Word for word, copy all the data and drop the pictures.

Data shown:
** begin **

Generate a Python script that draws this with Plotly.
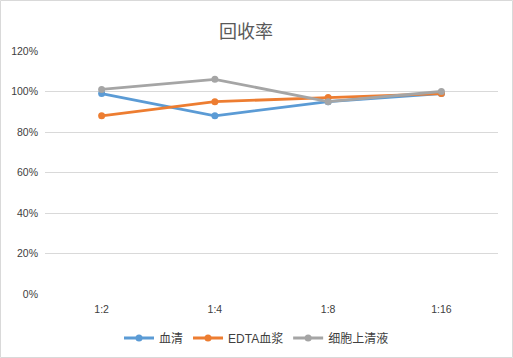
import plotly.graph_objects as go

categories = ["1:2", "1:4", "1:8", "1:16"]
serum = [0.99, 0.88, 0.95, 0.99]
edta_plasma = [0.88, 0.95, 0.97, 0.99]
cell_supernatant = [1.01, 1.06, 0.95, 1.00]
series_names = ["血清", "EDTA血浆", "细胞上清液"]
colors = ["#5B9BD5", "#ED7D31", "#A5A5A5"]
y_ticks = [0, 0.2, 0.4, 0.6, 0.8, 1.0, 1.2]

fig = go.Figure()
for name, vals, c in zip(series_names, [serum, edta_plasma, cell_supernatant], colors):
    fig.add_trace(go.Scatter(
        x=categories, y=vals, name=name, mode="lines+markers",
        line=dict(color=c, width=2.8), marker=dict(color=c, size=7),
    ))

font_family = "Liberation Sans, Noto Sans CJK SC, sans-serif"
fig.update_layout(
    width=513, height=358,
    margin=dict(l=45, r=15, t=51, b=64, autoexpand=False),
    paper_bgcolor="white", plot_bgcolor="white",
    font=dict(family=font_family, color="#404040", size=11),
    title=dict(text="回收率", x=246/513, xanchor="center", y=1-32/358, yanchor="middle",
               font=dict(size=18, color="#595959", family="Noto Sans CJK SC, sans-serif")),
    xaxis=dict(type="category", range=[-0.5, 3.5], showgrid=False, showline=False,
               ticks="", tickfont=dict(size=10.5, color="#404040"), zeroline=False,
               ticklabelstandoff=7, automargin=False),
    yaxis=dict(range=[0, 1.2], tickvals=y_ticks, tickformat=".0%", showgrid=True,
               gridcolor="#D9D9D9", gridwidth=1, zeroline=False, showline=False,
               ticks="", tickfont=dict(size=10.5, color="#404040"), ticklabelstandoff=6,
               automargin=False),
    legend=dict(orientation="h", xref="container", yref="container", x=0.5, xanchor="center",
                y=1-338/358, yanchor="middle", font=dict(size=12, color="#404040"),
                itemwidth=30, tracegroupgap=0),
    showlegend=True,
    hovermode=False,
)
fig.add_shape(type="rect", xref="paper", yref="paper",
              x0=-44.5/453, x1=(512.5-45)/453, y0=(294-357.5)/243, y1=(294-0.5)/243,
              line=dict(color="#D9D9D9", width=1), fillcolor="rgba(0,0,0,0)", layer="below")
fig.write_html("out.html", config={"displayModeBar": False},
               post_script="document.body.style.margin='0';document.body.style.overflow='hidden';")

** end **

Solution to the exercise:
Generate a Python script that draws this with Plotly.
import plotly.graph_objects as go

categories = ["1:2", "1:4", "1:8", "1:16"]
serum = [0.99, 0.88, 0.95, 0.99]
edta_plasma = [0.88, 0.95, 0.97, 0.99]
cell_supernatant = [1.01, 1.06, 0.95, 1.00]
series_names = ["血清", "EDTA血浆", "细胞上清液"]
colors = ["#5B9BD5", "#ED7D31", "#A5A5A5"]
y_ticks = [0, 0.2, 0.4, 0.6, 0.8, 1.0, 1.2]

fig = go.Figure()
for name, vals, c in zip(series_names, [serum, edta_plasma, cell_supernatant], colors):
    fig.add_trace(go.Scatter(
        x=categories, y=vals, name=name, mode="lines+markers",
        line=dict(color=c, width=2.8), marker=dict(color=c, size=7),
    ))

font_family = "Liberation Sans, Noto Sans CJK SC, sans-serif"
fig.update_layout(
    width=513, height=358,
    margin=dict(l=45, r=15, t=51, b=64, autoexpand=False),
    paper_bgcolor="white", plot_bgcolor="white",
    font=dict(family=font_family, color="#404040", size=11),
    title=dict(text="回收率", x=246/513, xanchor="center", y=1-32/358, yanchor="middle",
               font=dict(size=18, color="#595959", family="Noto Sans CJK SC, sans-serif")),
    xaxis=dict(type="category", range=[-0.5, 3.5], showgrid=False, showline=False,
               ticks="", tickfont=dict(size=10.5, color="#404040"), zeroline=False,
               ticklabelstandoff=7, automargin=False),
    yaxis=dict(range=[0, 1.2], tickvals=y_ticks, tickformat=".0%", showgrid=True,
               gridcolor="#D9D9D9", gridwidth=1, zeroline=False, showline=False,
               ticks="", tickfont=dict(size=10.5, color="#404040"), ticklabelstandoff=6,
               automargin=False),
    legend=dict(orientation="h", xref="container", yref="container", x=0.5, xanchor="center",
                y=1-338/358, yanchor="middle", font=dict(size=12, color="#404040"),
                itemwidth=30, tracegroupgap=0),
    showlegend=True,
    hovermode=False,
)
fig.add_shape(type="rect", xref="paper", yref="paper",
              x0=-44.5/453, x1=(512.5-45)/453, y0=(294-357.5)/243, y1=(294-0.5)/243,
              line=dict(color="#D9D9D9", width=1), fillcolor="rgba(0,0,0,0)", layer="below")
fig.write_html("out.html", config={"displayModeBar": False},
               post_script="document.body.style.margin='0';document.body.style.overflow='hidden';")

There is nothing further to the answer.